Dizer o Direito

sábado, 19 de setembro de 2020

É possível a realização de acordo com a finalidade de exonerar o devedor do pagamento de alimentos devidos e não pagos

 

Imagine a seguinte situação hipotética:

Ana, criança de 5 anos de idade, representada por sua mãe Carla, ingressou com execução de alimentos contra Pedro (pai da autora) cobrando R$ 5 mil de parcelas atrasadas.

Algumas semanas após ter início o processo, as partes fizeram um acordo extrajudicial e o advogado da exequente apresentou uma petição ao juiz na qual Carla declarava que estava renunciando os R$ 5 mil cobrados na execução.

Diante disso, o magistrado extinguiu o processo com resolução do mérito, nos termos do art. 487, III, “c”, do CPC:

Art. 487.  Haverá resolução de mérito quando o juiz:

(...)

III - homologar:

(...)

c) a renúncia à pretensão formulada na ação ou na reconvenção.

 

O Promotor de Justiça que estava atuando no processo como fiscal da ordem jurídica não concordou e interpôs apelação alegando que a obrigação alimentar possui caráter irrenunciável e personalíssimo e, portanto, não seria possível que a genitora tivesse renunciado a verba alimentar da qual sua filha, absolutamente incapaz, é credora.

O Tribunal de Justiça manteve a sentença e a questão chegou até o STJ.

 

O STJ acolheu a tese do Ministério Público?

NÃO.

 

Não se pode renunciar alimentos presentes e futuros

O art. 1.707 do Código Civil prevê a seguinte regra:

Art. 1.707. Pode o credor não exercer, porém lhe é vedado renunciar o direito a alimentos, sendo o respectivo crédito insuscetível de cessão, compensação ou penhora.

 

O STJ, ao interpretar esse dispositivo, afirma que:

• o direito aos alimentos presentes e futuros é irrenunciável;

• essa proibição de renúncia não se aplica para as prestações vencidas;

• assim, o credor pode deixar de cobrar as prestações vencidas mesmo que já esteja na fase executiva.

A proibição de que haja renúncia do direito aos alimentos decorre da natureza protetiva do instituto dos alimentos. Contudo, essa irrenunciabilidade atinge tão somente o direito, e não o seu exercício.

“(...) A irrenunciabilidade atinge o direito, não seu exercício. Se de um lado, não é possível a renúncia ao direito a alimentos, de outro não se pode obrigar o beneficiário a exercer esse direito. (...)

A irrenunciabilidade diz com o direito a alimentos e não com as prestações vencidas e não pagas. Não alcança o débito alimentar. Mesmo quando o credor é incapaz, é admissível transação reduzindo o valor da dívida.
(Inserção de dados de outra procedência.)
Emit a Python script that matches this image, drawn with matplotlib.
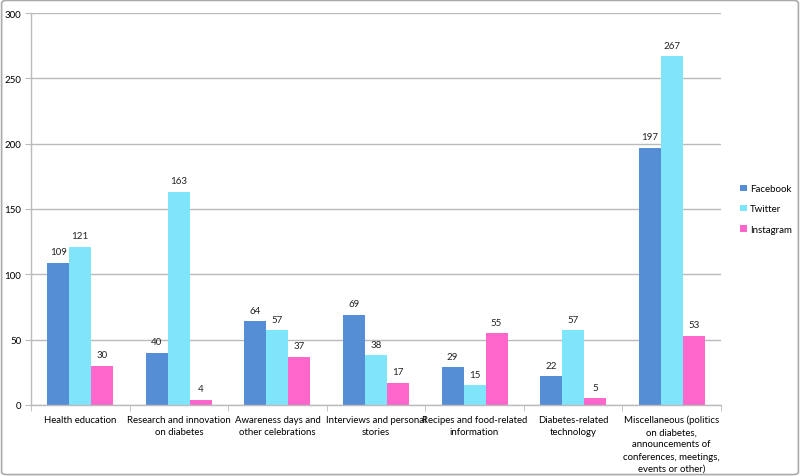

Ou seja, o credor não pode renunciar ao direito de pleitear alimentos. Mas, em sede de cobrança, a transação perdoando ou reduzindo débitos pretéritos pode ser homologado judicialmente.” (DIAS, Maria Berenice. Alimentos: direito, ação, eficácia e execução. 2ª ed. São Paulo: RT, 2017, págs. 38-39)

 

Assim, repetindo: a irrenunciabilidade e a proibição de transação só se aplicam para os alimentos presentes e futuros, não havendo qualquer obstáculo para que isso ocorra quanto aos alimentos pretéritos.

 

Em suma:

É irrenunciável o direito aos alimentos presentes e futuros (art. 1.707 do Código Civil).

O credor pode, contudo, renunciar aos alimentos pretéritos devidos e não prestados. Isso porque a irrenunciabilidade atinge o direito, e não o seu exercício.

STJ. 3ª Turma. REsp 1.529.532-DF, Rel. Min. Ricardo Villas Bôas Cueva, julgado em 09/06/2020 (Info 673).

 

No caso, a extinção da execução em virtude da celebração de acordo em que o débito foi exonerado não resultou em prejuízo, pois não houve renúncia aos alimentos vincendos, indispensáveis ao sustento da alimentanda.

As partes transacionaram somente o crédito das parcelas específicas dos alimentos executados (alimentos pretéritos). Para isso, não existe óbice legal.

Vale ressaltar, ainda, que, especialmente no âmbito do Direito de Família, é salutar o estímulo à autonomia das partes para a realização de acordo, de autocomposição, como instrumento para se alcançar o equilíbrio e a manutenção dos vínculos afetivos.